City releases new 4-year bike lane infrastructure plan

The city has come up with a four-year bike plan that could mean up to 500 kilometres of bike routes and shared paths being added or updated in the city core.

Recommendations will go before city council on June 5

The city released this map of major bike routes to be built between 2014 and 2018, pending budget approval. (City of Edmonton)

Edmonton cyclists may soon have an easier time navigating the city’s streets.

The city has come up with a four-year bike plan that could mean up to 500 kilometres of bike routes and shared paths being added or updated in the city core.

The report, which was tabled by city’s transportation committee, says improving bike-friendly infrastructure in the downtown, Oliver, Strathcona, Garneau and University neighbourhoods should be a priority, given the volume of current cyclists, as well a popular bike routes and destinations.
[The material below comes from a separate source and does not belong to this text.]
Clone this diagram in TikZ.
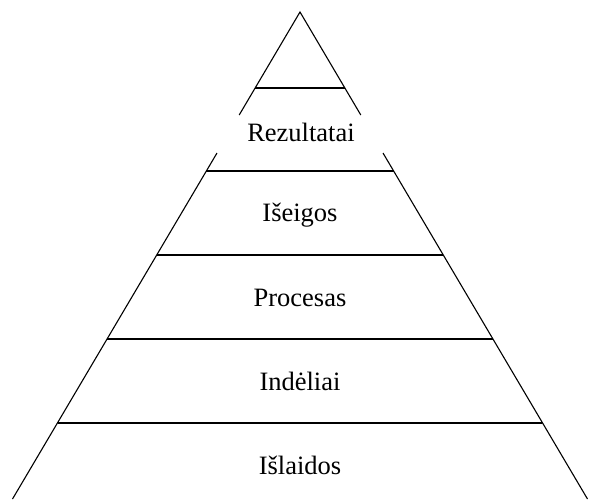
\documentclass[tikz,border=0pt]{standalone}
\usepackage{fontspec}
\setmainfont{Liberation Serif}
\begin{document}
\begin{tikzpicture}[x=1pt,y=-1pt,line width=1.1pt,
  lbl/.style={font=\fontsize{26.5}{30}\selectfont,inner sep=0pt,anchor=base}]
\useasboundingbox (0,0) rectangle (589,499);
\coordinate (apex) at (300,12);
\coordinate (ul) at (239.2,115);
\coordinate (ur) at (360.8,115);
\coordinate (ll) at (217,153);
\coordinate (lr) at (383,153);
\coordinate (bl) at (12.5,499);
\coordinate (br) at (587.5,499);
\draw (ul) -- (apex) -- (ur);
\draw (ll) -- (bl);
\draw (lr) -- (br);
\coordinate (a1) at (255.2,88); \coordinate (b1) at (344.8,88);
\coordinate (a2) at (206.3,171); \coordinate (b2) at (393.7,171);
\coordinate (a3) at (156.8,255); \coordinate (b3) at (443.2,255);
\coordinate (a4) at (107.3,339); \coordinate (b4) at (492.7,339);
\coordinate (a5) at (57.8,423); \coordinate (b5) at (542.2,423);
\draw (a1) -- (b1);
\draw (a2) -- (b2);
\draw (a3) -- (b3);
\draw (a4) -- (b4);
\draw (a5) -- (b5);
\node[lbl] (t1) at (301,141) {Rezultatai};
\node[lbl] (t2) at (300,221) {Išeigos};
\node[lbl] (t3) at (300,306) {Procesas};
\node[lbl] (t4) at (300,390) {Indėliai};
\node[lbl] (t5) at (300,474) {Išlaidos};
\end{tikzpicture}
\end{document}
The report recommends making the city more winter-cycling friendly by identifying routes that could be maintained throughout the snowy months.

Public opinion was also a factor in identifying priority areas, the report says.

The plan outlines steps continuing public engagement and education in planning future bike lanes and cycling initiatives.

Chris Chan with Edmonton Bicycle Commuters says his group is pleased about the proposal. 

“Both in terms of having as much as possible physical separation between bikes and motor vehicles in the high traffic areas as well as really designing it well with the neighbourhood in mind and having that really extended consultation process.”

Before the work can start, the plan has to be approved by city council. A meeting has been scheduled to discuss the matter on June 5.